On Mon, Jun 15, 2009 at 07:04:59PM +0200, Josselin Mouette wrote:
> >   * `Patch` (optional)
> > 
> >     URL pointing to the patch. It can be in a VCS web interface,
> >     a BTS attachment, etc. If the patch is available in the upstream VCS
> >     or BTS, those URLs take precedence.
> 
> Maintaining this information up-to-date can be troublesome.

i don't think it's incredibly interesting either, apart from "where did
this come from", which kinda blurs together with "Origin" at least in my
mind.  I think if Origin were made a little less general it could also
assume the purpose of this field.

On Mon, Jun 15, 2009 at 09:37:43PM +0200, Joerg Jaspert wrote:
> It does sound a *little* overengineered for no good reason. (IMO).

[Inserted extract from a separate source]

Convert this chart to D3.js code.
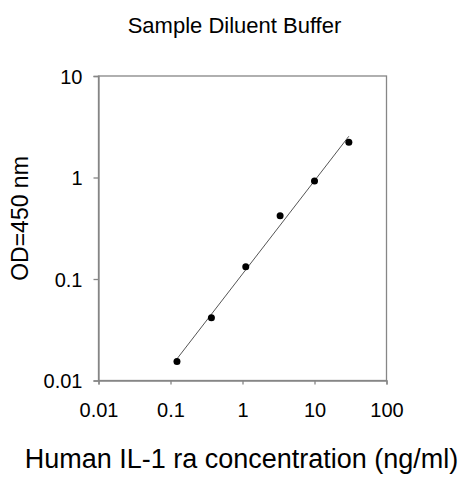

yeah, i also think it could be simpler without failing the original
intention.  also, the use of "optional" vs. "required" seems a bit
presumptuous given that there's nothing requiring anything at all in
the patch headers atm.

> How about starting to do that for your own packages and see how it works
> out. If it turns out to be great people will join and it will spread and
> at some point be something we could even enforce. Would also give this a
> little practice test to see if what you want from people is worth the
> work/trouble dealing with it.

jftr i have no problem implementing whatever comes from this into the
patch tracking system, which should hopefully make the efforts more
visible (and maybe even more useful).